BIO/BME Faculty Search Seminar; Dr. Wenjun Wang
- Starts: 9:45 am on Monday, April 6, 2026
Title: "Mechanometabolism in Tumor Microenvironment"
Abstract: Solid tumors are shaped not only by tumor-intrinsic genetic programs, but also by systemic physiology and the mechanical properties of the tumor microenvironment. In breast cancer, extracellular matrix remodeling is a key regulator of disease progression and therapeutic response, while metabolic disorders such as diabetes and obesity are associated with worse outcomes. Yet mechanics and metabolism are often studied separately, leaving unresolved how systemic metabolic dysfunction remodels tumor mechanics and how mechanical cues regulate cellular metabolism and phenotype across the tumor microenvironment. In this talk, I will first discuss how diabetic hyperglycemia promotes breast tumor progression by reshaping tissue mechanics. Using engineered models and in vivo studies, I showed that diabetic hyperglycemia drives nonenzymatic glycation of the extracellular matrix, which alters matrix mechanics and accelerates disease progression. This remodeling enhances tumor cell proliferation and epithelial-mesenchymal transition, disrupts vascular integrity, and promotes immune suppression, revealing matrix glycation as a mechanistic link between metabolic disease and tumor progression. I will then turn to a second question: how matrix mechanics regulate cell behavior through metabolism. Using engineered hydrogels, quantitative imaging, and metabolic analysis, I found that matrix physical properties impose bioenergetic constraints on endothelial behavior.
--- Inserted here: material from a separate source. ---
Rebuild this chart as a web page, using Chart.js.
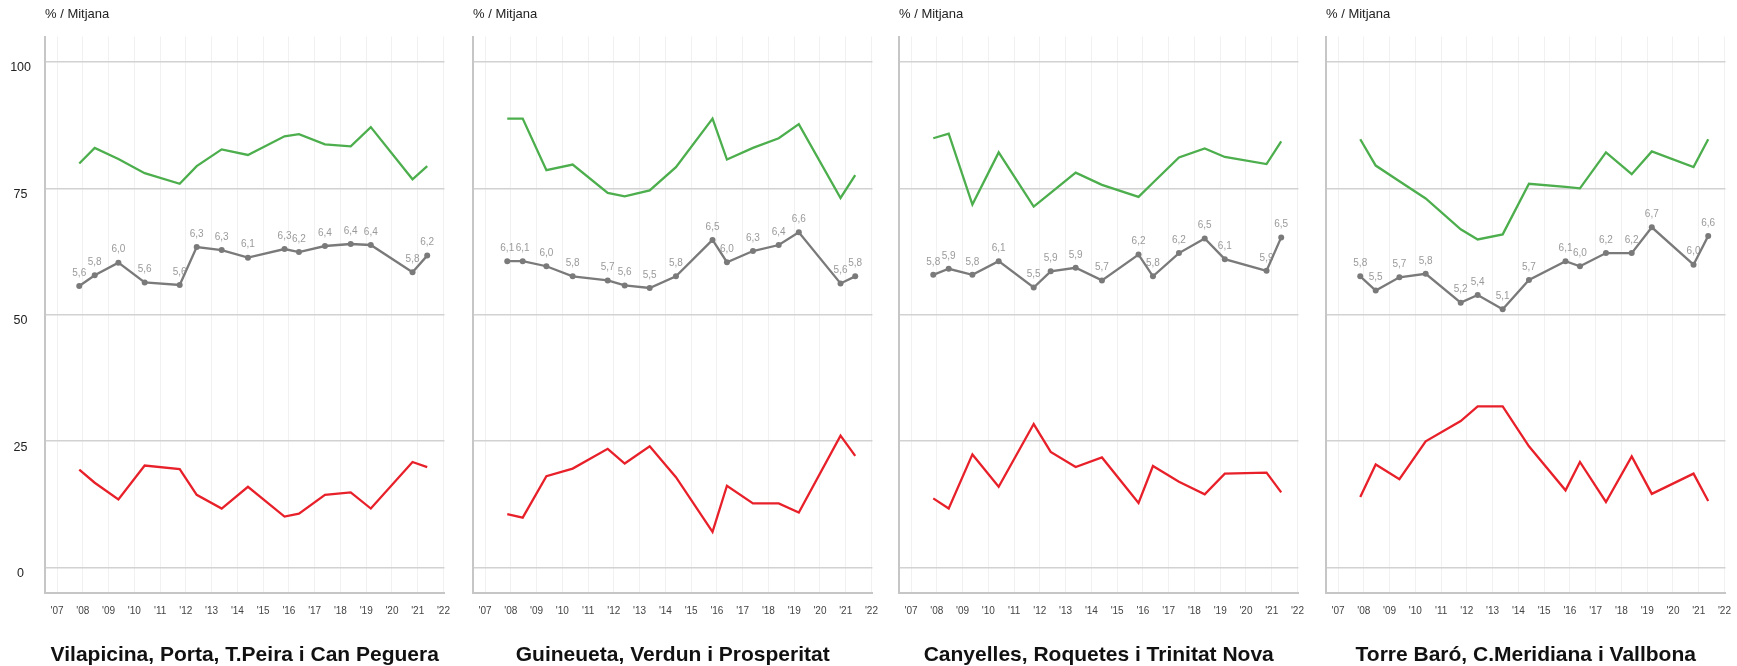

Collagen density regulates tip -stalk rearrangement during angiogenesis through cellular energetics, while matrix stiffness increases the efficiency with which endothelial cells convert intracellular energy into traction force. Building on this framework, I am now investigating how matrix viscoelasticity regulates T cell metabolism, phenotype, and exhaustion in breast tumors. Together, these studies support a model in which systemic metabolic dysfunction reshapes tissue mechanics, while matrix mechanics regulate cellular energetics and functional state. This work establishes mechanometabolism as a central principle in tumor progression and highlights new opportunities for targeting the tumor microenvironment.